Many of the men were believers before the accident, says the BBC's Gideon Long at the San Jose mine, and several have said they feel closer to God as a result of their experience.

The service was private, with hordes of journalists waiting outside the tent where the ceremony took place.

Juan Illanes, one of the rescued miners, appealed to the media to respect the miners' privacy.

"We arrived at the conclusion that it would be very good if you, the media, instead of treating this as an entertainment story - as we have seen in some headlines, I'm talking about Johnny Barrios - please take into consideration his state of mind and respect his privacy," he said.

Johnny Barrios is the miner whose wife only found out he had a mistress of 10 years' standing when they both attended a vigil for him at the mine.

Some of the miners who were not trapped underground complained that they were not allowed in the tent at the San Jose mine for the service of thanksgiving.

About 50 people, including workers not on shift on 5 August when the mineshaft collapsed, took part in a protest. They have not been able to work since 5 August, when the mineshaft collapsed.

"We are not 33, we are 300," read one of their placards.

Jose Henriquez, an evangelical pastor who led the miners in prayer while they were underground, became the first of the 33 to return to the San Jose mine when he went back on Saturday.

He said he wanted to get to know the area, known as Camp Hope, where families waited for news of their relatives trapped in the mine.

"It is a joy to be free, I'm so happy to be back in this place so I can thank the Lord I'm with my family again," he said.
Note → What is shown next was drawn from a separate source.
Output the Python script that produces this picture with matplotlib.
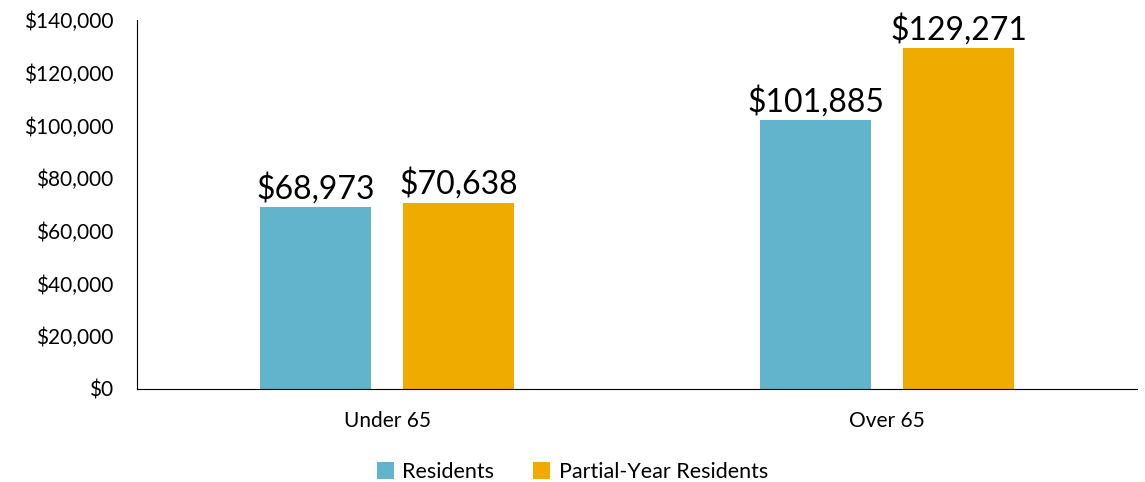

"I wanted to see this place and see where my family spent so long waiting for me."

Post-traumatic stress

Doctors say all the miners are in good health; only one, Victor Zamora, remains in hospital, suffering from dental problems.

Doctors will continue to monitor the 33 miners for signs of post-traumatic stress disorder, said Dr Jorge Diaz, head of the miners' medical team at Copiapo regional hospital.

"We have a group of workers who are absolutely normal people, they weren't selected from a group of applicants to be astronauts, nor were they people who underwent rigorous tests, therefore we don't know when the post-traumatic stress syndrome can appear," Dr Diaz said.

On Saturday the miners began removing the sunglasses they had been wearing since they emerged into daylight on Wednesday.

They made an agreement to disclose few details of their ordeal while they negotiate book and film rights to their story.

A few of the miners say they intend to return to the same line of work.

"It is my work," Omar Reygadas told the Associated Press news agency. "It is my way of earning pesos. I am a mole, and I'm happy when I am underground."

"We are always going to carry on being miners," said Dario Segovia, speaking to the Spanish news agency, Efe. "It leaves us a little bit worried - this journalistic siege. For my part, I want them to leave us alone."